Begin
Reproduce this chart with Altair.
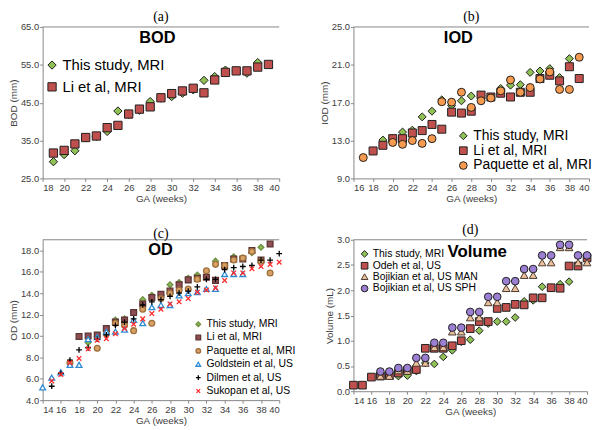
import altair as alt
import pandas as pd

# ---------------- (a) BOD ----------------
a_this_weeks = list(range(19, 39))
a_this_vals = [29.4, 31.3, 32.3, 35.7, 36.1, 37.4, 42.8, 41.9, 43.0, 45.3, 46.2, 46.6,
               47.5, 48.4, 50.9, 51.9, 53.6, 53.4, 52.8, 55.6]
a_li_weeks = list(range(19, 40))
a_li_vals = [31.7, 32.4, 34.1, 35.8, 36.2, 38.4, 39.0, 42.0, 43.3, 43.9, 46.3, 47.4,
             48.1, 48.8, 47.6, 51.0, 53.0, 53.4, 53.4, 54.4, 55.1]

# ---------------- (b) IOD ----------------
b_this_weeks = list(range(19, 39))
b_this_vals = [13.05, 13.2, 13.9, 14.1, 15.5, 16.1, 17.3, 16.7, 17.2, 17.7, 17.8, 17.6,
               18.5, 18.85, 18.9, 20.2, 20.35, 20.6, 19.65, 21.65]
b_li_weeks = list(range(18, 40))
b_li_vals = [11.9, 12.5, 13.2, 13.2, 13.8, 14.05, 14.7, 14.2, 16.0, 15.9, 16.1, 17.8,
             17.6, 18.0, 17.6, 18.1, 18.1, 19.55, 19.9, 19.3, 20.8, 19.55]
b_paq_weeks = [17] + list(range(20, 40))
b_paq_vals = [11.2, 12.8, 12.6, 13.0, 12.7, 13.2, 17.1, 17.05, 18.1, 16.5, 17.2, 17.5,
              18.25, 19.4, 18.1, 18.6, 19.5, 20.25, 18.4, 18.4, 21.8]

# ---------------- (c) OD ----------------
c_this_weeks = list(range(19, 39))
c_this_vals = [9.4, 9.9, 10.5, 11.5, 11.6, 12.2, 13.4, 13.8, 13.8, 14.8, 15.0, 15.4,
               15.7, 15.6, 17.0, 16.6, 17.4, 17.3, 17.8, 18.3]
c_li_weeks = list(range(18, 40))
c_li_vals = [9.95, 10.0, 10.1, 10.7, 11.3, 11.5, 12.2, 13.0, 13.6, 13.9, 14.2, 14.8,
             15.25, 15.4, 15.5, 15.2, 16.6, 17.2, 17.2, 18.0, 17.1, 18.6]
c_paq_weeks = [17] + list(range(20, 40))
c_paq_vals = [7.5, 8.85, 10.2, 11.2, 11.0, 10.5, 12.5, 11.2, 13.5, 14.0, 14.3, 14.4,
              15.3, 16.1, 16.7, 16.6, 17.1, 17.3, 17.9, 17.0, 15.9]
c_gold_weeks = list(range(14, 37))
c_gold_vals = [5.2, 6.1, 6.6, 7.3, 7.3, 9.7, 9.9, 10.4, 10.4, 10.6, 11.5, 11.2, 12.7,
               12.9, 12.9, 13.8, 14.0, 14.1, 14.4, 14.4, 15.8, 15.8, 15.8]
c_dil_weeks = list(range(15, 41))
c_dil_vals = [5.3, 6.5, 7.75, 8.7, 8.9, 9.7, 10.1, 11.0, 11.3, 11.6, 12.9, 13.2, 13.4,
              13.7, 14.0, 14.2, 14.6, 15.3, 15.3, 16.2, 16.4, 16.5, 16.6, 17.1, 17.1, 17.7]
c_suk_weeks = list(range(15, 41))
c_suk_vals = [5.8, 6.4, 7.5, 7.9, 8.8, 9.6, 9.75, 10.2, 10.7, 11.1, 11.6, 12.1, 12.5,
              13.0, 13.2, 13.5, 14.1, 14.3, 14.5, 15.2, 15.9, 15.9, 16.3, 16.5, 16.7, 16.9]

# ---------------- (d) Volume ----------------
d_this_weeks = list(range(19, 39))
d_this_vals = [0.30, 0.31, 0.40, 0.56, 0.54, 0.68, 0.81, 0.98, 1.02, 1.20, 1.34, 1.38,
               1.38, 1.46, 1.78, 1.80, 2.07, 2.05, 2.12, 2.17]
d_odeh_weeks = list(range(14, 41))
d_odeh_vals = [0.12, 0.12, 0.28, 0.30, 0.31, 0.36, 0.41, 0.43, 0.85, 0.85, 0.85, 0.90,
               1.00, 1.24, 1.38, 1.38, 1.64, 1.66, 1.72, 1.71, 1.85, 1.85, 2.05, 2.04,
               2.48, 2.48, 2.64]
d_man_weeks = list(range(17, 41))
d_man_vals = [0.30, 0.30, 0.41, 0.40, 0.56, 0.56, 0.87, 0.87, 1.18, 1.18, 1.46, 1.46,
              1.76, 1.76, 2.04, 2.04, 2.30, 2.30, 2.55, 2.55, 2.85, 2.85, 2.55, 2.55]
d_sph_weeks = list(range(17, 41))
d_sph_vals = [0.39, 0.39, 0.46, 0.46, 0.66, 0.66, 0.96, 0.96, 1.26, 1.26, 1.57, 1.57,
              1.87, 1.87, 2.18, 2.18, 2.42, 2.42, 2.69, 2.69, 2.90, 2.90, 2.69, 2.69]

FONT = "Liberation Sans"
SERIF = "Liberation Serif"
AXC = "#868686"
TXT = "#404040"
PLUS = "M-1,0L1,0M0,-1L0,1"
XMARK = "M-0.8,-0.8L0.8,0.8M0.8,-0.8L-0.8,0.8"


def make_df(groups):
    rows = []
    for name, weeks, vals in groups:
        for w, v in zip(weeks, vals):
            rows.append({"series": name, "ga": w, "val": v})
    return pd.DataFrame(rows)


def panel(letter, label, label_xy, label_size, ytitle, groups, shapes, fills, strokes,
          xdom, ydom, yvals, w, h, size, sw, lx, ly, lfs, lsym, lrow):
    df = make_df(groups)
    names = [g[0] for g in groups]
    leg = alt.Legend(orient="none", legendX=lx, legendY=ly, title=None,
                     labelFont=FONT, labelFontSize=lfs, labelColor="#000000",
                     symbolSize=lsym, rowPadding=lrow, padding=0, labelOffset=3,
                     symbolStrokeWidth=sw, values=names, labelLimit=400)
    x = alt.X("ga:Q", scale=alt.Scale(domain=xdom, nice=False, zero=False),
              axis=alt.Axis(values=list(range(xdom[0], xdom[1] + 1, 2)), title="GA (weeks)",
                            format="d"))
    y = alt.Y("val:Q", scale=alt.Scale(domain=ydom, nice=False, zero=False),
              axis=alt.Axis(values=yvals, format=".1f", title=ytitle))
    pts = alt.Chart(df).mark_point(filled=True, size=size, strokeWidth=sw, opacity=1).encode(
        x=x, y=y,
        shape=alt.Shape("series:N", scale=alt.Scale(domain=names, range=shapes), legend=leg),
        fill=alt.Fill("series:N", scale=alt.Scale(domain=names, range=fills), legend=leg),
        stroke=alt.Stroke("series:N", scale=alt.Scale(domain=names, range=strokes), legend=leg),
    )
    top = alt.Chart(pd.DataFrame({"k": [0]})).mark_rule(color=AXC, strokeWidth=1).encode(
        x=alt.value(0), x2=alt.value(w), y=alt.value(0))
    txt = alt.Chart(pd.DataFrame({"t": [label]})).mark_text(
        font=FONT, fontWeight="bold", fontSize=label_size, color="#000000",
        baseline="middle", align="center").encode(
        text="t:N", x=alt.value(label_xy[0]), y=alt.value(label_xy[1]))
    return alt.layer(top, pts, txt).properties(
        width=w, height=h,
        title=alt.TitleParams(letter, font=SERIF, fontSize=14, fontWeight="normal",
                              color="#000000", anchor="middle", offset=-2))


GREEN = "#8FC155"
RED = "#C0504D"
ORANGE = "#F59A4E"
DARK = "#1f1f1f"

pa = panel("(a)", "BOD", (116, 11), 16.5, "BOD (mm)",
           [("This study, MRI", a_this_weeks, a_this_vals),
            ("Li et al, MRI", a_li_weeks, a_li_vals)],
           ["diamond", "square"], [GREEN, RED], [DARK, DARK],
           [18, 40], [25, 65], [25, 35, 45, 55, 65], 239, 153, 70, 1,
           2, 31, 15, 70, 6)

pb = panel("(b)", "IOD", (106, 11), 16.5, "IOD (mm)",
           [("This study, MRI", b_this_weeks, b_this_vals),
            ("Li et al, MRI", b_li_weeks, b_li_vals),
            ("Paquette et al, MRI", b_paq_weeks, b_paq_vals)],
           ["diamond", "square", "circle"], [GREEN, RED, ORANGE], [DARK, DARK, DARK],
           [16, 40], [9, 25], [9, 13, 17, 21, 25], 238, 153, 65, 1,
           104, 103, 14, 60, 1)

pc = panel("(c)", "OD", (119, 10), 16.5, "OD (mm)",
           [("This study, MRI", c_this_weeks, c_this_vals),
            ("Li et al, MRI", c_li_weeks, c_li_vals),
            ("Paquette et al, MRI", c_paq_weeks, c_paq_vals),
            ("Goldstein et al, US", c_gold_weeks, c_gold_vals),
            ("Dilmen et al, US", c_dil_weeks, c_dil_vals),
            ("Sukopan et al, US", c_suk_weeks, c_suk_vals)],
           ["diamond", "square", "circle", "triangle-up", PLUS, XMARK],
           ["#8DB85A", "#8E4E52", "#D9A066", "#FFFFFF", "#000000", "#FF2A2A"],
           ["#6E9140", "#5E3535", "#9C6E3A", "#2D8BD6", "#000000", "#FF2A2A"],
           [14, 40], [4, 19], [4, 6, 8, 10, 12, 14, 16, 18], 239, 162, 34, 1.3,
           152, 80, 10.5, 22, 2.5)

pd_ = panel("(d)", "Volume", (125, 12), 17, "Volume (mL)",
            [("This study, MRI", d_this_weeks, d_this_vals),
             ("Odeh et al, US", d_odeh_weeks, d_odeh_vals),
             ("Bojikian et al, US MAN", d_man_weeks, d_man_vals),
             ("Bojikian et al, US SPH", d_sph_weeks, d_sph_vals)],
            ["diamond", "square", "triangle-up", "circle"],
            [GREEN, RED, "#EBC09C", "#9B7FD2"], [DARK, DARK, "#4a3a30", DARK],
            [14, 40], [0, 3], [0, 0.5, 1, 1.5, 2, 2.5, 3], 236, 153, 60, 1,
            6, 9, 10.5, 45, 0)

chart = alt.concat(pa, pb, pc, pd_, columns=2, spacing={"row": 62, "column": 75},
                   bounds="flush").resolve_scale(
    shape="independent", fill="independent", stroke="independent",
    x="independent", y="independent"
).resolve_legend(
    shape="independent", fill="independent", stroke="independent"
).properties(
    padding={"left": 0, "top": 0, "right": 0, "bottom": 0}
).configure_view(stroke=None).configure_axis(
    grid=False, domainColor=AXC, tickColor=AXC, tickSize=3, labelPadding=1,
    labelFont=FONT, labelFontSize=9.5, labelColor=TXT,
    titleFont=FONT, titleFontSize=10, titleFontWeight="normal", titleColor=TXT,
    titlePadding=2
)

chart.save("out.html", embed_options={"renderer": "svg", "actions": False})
End
Pictures are excluded: retype only the lines from the beginning of the listing above through the line with "18.25, 19.4, 18.1, 18.6, 19.5, 20.25, 18.4, 18.4, 21.8]", both included.

§ Expected answer
Reproduce this chart with Altair.
import altair as alt
import pandas as pd

# ---------------- (a) BOD ----------------
a_this_weeks = list(range(19, 39))
a_this_vals = [29.4, 31.3, 32.3, 35.7, 36.1, 37.4, 42.8, 41.9, 43.0, 45.3, 46.2, 46.6,
               47.5, 48.4, 50.9, 51.9, 53.6, 53.4, 52.8, 55.6]
a_li_weeks = list(range(19, 40))
a_li_vals = [31.7, 32.4, 34.1, 35.8, 36.2, 38.4, 39.0, 42.0, 43.3, 43.9, 46.3, 47.4,
             48.1, 48.8, 47.6, 51.0, 53.0, 53.4, 53.4, 54.4, 55.1]

# ---------------- (b) IOD ----------------
b_this_weeks = list(range(19, 39))
b_this_vals = [13.05, 13.2, 13.9, 14.1, 15.5, 16.1, 17.3, 16.7, 17.2, 17.7, 17.8, 17.6,
               18.5, 18.85, 18.9, 20.2, 20.35, 20.6, 19.65, 21.65]
b_li_weeks = list(range(18, 40))
b_li_vals = [11.9, 12.5, 13.2, 13.2, 13.8, 14.05, 14.7, 14.2, 16.0, 15.9, 16.1, 17.8,
             17.6, 18.0, 17.6, 18.1, 18.1, 19.55, 19.9, 19.3, 20.8, 19.55]
b_paq_weeks = [17] + list(range(20, 40))
b_paq_vals = [11.2, 12.8, 12.6, 13.0, 12.7, 13.2, 17.1, 17.05, 18.1, 16.5, 17.2, 17.5,
              18.25, 19.4, 18.1, 18.6, 19.5, 20.25, 18.4, 18.4, 21.8]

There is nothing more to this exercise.